Ketika Gwen dan Finney bersatu melawan The Grabber, penonton tidak hanya disuguhi pertarungan manusia versus arwah, tapi juga perjuangan manusia melawan bayangan masa lalu. Inilah kekuatan Black Phone 2 menyentuh sisi emosional penonton tanpa kehilangan elemen seramnya.

Visual cerdas yang menggabungkan depresifnya daerah bersalju dan suramnya horor

IMdB.com

Secara teknis, Black Phone 2 tampil menawan dalam kesuramannya. Sinematografer Pär M. Ekberg menggunakan pencahayaan dingin dan palet warna kelabu untuk menciptakan dunia yang terasa sunyi namun berbahaya. Adegan-adegan di danau beku, kapel tua, hingga ruang bawah tanah sukses membangun suasana mencekam tanpa harus banyak darah.

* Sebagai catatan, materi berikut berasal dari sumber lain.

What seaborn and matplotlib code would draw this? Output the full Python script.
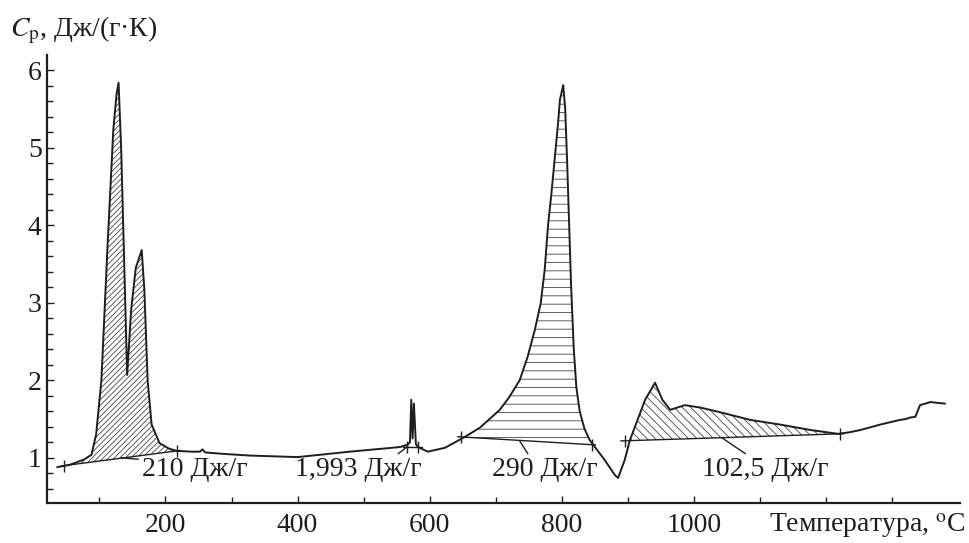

Musik garapan Atticus Derrickson—putra sang sutradara—juga memainkan peran penting. Komposisinya menggabungkan dentuman berat dengan melodi melankolis, menciptakan nuansa yang pas antara horor dan tragedi. Sound design-nya detail, membuat suara dering telepon atau langkah kaki di salju terasa menusuk di telinga.

Efek praktikal dan CGI berpadu mulus, menghadirkan arwah Grabber dengan tampilan yang realistis tapi tetap misterius. Semua elemen teknis ini membuat Black Phone 2 terasa matang secara produksi, layaknya peningkatan besar dari film pertamanya.

Black Phone 2 bukan sekadar lanjutan dari film pertamanya. Ini adalah perluasan semesta yang membawa kedalaman baru. Di tangan Scott Derrickson, film ini berhasil menjaga keseimbangan antara teror dan emosi. Ia membuat kita sadar bahwa monster terburuk kadang bukan yang bersembunyi di balik topeng, tapi yang hidup dalam rasa bersalah dan kehilangan.

Dengan performa solid dari Madeleine McGraw dan Mason Thames, serta kemunculan Ethan Hawke yang tetap mencuri perhatian meski hanya lewat bayangan, film ini membuktikan bahwa kisah The Black Phone belum selesai. Ia tetap setia pada akar horor klasiknya, tapi tumbuh menjadi kisah keluarga dan penebusan dendam yang lebih matang.